How we Analyzed and Improved our Term Frequency – Inverse Document Frequency (TF*IDF) in 10 Minutes
Last week, we discussed the importance of TF*IDF to SEO and we learned a few things, which is good. The thing about SEO is that a lot of it is trial and error so we’re going to be taking learning about TF*IDF which means Term Frequency – Inverse Document Frequency a step further by doing a case study on it using actual data from the SEO Hacker website.
Summary: In this article, we will show you how we used a tool to analyze and improve our TF*IDF for one of our articles.
Dissecting the TF*IDF Research Step by Step
As you can see from the image above, OnPage.org’s user interface is fairly simple. There are icons positioned on the left side of the screen for its other SEO related services but for now we’ll be focusing on its TF*IDF functions. The process of inputting the keyword that you want to search for is also displayed as a step by step process as you can see on the upper middle portion of the screenshot.
To get started, simply enter the keyword on the blank space. In this case, I inputted the keyword “YouTube SEO” to serve as an example. The best part part about the service is that you can choose which market to search your keyword for and in this case, I chose the Philippines, again as an example.
What we have here are essentially the most used words associated with the keyword “YouTube SEO”. Whatever keyword you choose to research, the result will always display the most used words alongside the keyword it is used with. While the graphs here are informative enough, it still doesn’t display the most important information that you need in order to optimize how you use your keyword. So we’ll then go a little deeper by being more specific with our search.
As seen from the screenshot above, we became a little more specific by eliminating stop words, brands and other semi-relevant terms to the keyword “YouTube SEO”. We can interpret the data given here as the words that are relevant with “YouTube SEO” as well as how frequent they are used in conjunction with the keyword. You can actually be more specific by using the keyword filter function of the tool but that’s totally up to you.
The next big step with using OnPage.org is comparing your TF*IDF with that of your competitors’ keyword usage.
As seen in the screenshot above, I compared SEO Hacker’s usage of the keyword “YouTube SEO” with other people’s usage of the keyword. The tool also indicates which keywords are weighted better than the other. While the graphs look complicated, it’s actually fairly simple to understand.
The dark blue portion represents how common the term appears in the analyzed set. The light blue portion symbolizes the total average of the TF*IDF rating of the entire set.
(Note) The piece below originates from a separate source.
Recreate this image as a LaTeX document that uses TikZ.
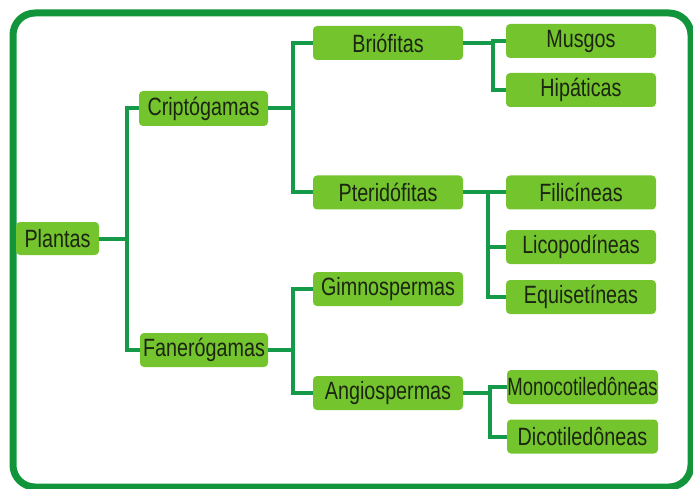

What this means is that if the light blue bar is taller then it means that the term is more heavily used by other pages that make use of that term. The end goal here is trying to balance both bar colors so that the keywords are weighted appropriately while still appearing to be relevant and not spammy.
This is relevant because not only does it give you an idea on how your keywords are doing and how they interact with your content, it’s also important to know how your competitors are using their keywords and which words they use more frequently – and more importantly, if those words are relevant.
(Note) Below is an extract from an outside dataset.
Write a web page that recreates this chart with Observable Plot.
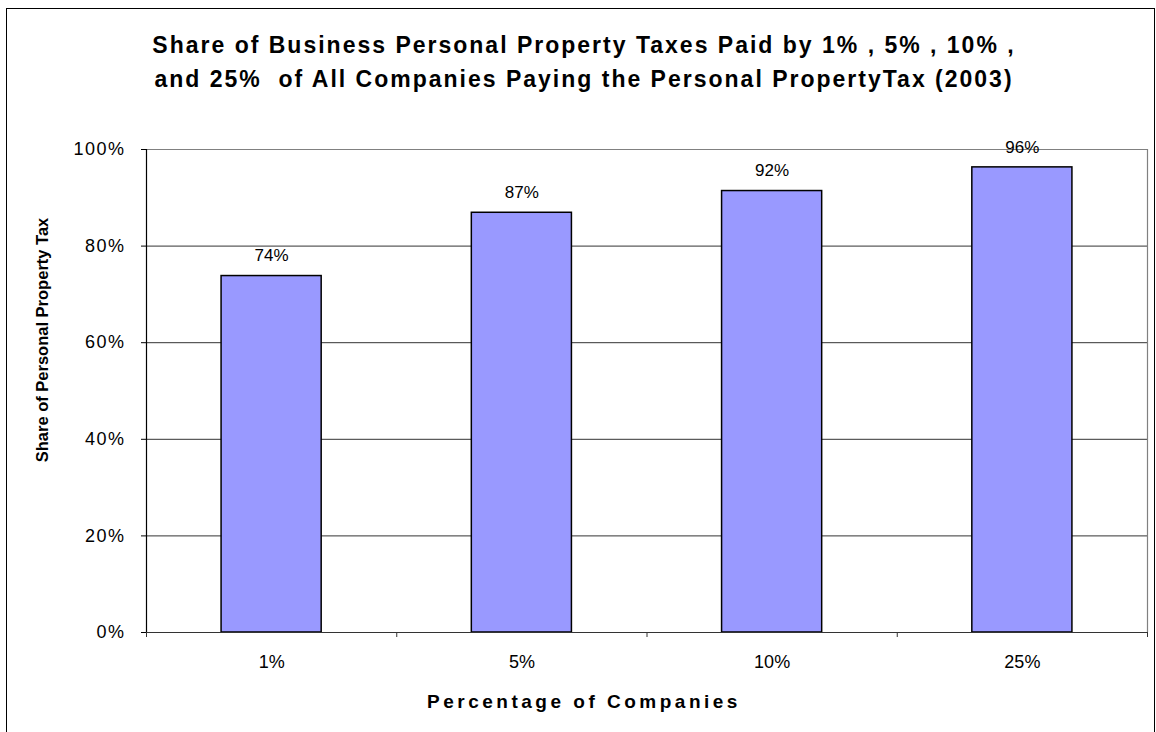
<!DOCTYPE html>
<html><head><meta charset="utf-8">
<script src="https://cdn.jsdelivr.net/npm/d3@7"></script>
<script src="https://cdn.jsdelivr.net/npm/@observablehq/plot@0.6"></script>
<style>
body{margin:0;background:#fff;font-family:"Liberation Sans",Arial,sans-serif;}
#wrap{position:relative;width:1156px;height:732px;overflow:hidden;background:#fff;}
#frame{position:absolute;left:6px;top:8px;width:1149px;height:780px;border:1.5px solid #000;box-sizing:border-box;}
.title{position:absolute;left:7px;width:1154px;text-align:center;font-weight:bold;font-size:23px;letter-spacing:2px;color:#000;white-space:pre;line-height:1;}
#xt{position:absolute;left:7px;width:1154px;top:692px;text-align:center;font-weight:bold;font-size:19px;letter-spacing:3.5px;white-space:pre;line-height:1;}
#yt{position:absolute;left:42px;top:340px;transform:translate(-50%,-50%) rotate(-90deg);font-weight:bold;font-size:16.5px;white-space:pre;line-height:1;}
#chart{position:absolute;left:0;top:0;}
#chart g[aria-label="y-axis tick label"] text{letter-spacing:1.5px;}
</style></head>
<body>
<div id="wrap">
  <div id="frame"></div>
  <div class="title" style="top:34px">Share of Business Personal Property Taxes Paid by 1% , 5% , 10% ,</div>
  <div class="title" style="top:68px">and 25%  of All Companies Paying the Personal PropertyTax (2003)</div>
  <div id="chart"></div>
  <div id="xt">Percentage of Companies</div>
  <div id="yt">Share of Personal Property Tax</div>
</div>
<script>
const categories = ["1%", "5%", "10%", "25%"];
const shares = [0.738, 0.869, 0.914, 0.963];
const valueLabels = ["74%", "87%", "92%", "96%"];
const yTicks = [0, 0.2, 0.4, 0.6, 0.8, 1];

const data = categories.map((c, i) => ({cat: c, i, v: shares[i], label: valueLabels[i]}));
const bounds = d3.range(categories.length + 1);

const chart = Plot.plot({
  width: 1156,
  height: 732,
  marginLeft: 146,
  marginRight: 9,
  marginTop: 149,
  marginBottom: 100,
  style: {fontFamily: "'Liberation Sans', Arial, sans-serif", background: "transparent", overflow: "visible"},
  x: {domain: [0, categories.length], axis: null},
  y: {domain: [0, 1], axis: null},
  marks: [
    Plot.ruleY(yTicks.filter(t => t > 0 && t < 1), {stroke: "#333", strokeWidth: 1}),
    Plot.ruleY([1], {stroke: "#808080", strokeWidth: 1.2}),
    Plot.ruleX([categories.length], {stroke: "#808080", strokeWidth: 1.2}),
    Plot.rectY(data, {x1: d => d.i + 0.3, x2: d => d.i + 0.7, y: "v", fill: "#9999FF", stroke: "#000", strokeWidth: 1.5}),
    Plot.text(data, {x: d => d.i + 0.5, y: "v", text: "label", dy: -20, fontSize: 17}),
    Plot.axisY({ticks: yTicks, tickFormat: d3.format(".0%"), tickSize: 5, tickPadding: 16, fontSize: 18, label: null, stroke: "#000"}),
    Plot.axisX({ticks: bounds, tickFormat: () => "", tickSize: 5, label: null, stroke: "#333"}),
    Plot.ruleX([0], {stroke: "#000", strokeWidth: 1.2}),
    Plot.ruleY([0], {stroke: "#333", strokeWidth: 1.2}),
    Plot.text(data, {x: d => d.i + 0.5, y: 0, text: "cat", dy: 30, fontSize: 18})
  ]
});
document.getElementById("chart").appendChild(chart);
</script>
</body></html>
Again, you can go a little deeper by using the keyword filter to be more specific with your keywords as well as your competitors’.
Finally, the last portion of OnPage.org’s TF*IDF tool is the text assistant which in my opinion, is the easiest tool to use.
How it works is basically you find content relevant to your keyword and copy paste it on the blank space provided in the tool. In this case, I used SEO Hacker’s Ultimate YouTube SEO Guide. I copied the entire article and pasted it on OnPage.org TF*IDF Text Assistant tool and in a matter of seconds I got an in-depth analyzation of my content.
What the data shows are the following:
- Additional Keywords – The tool shows relevant words that you should add to your content as well as topics that you can talk about to further enhance your content.
- Terms to use often – The tool also shows terms that you can use more often. In other words, these are helpful terms that you should use but aren’t using enough.
- Terms used too much – Finally, the tool also shows which terms we use too much which may be interpreted as spammy.
Another application for this tool is by using it as a word processor so that you could analyze your content as you write it.
As we’ve stated many times, in the field of SEO, knowledge is definitely power. What OnPage does is that it gives you information with regards to which words you can use to make your content more meaningful, terms you use too much as well as giving you solid information on whether or not you are keyword stuffing. It’s basically keyword research made easy and it will definitely help you avoid mistakes while optimizing the way you create your content so that you could rank higher with Google.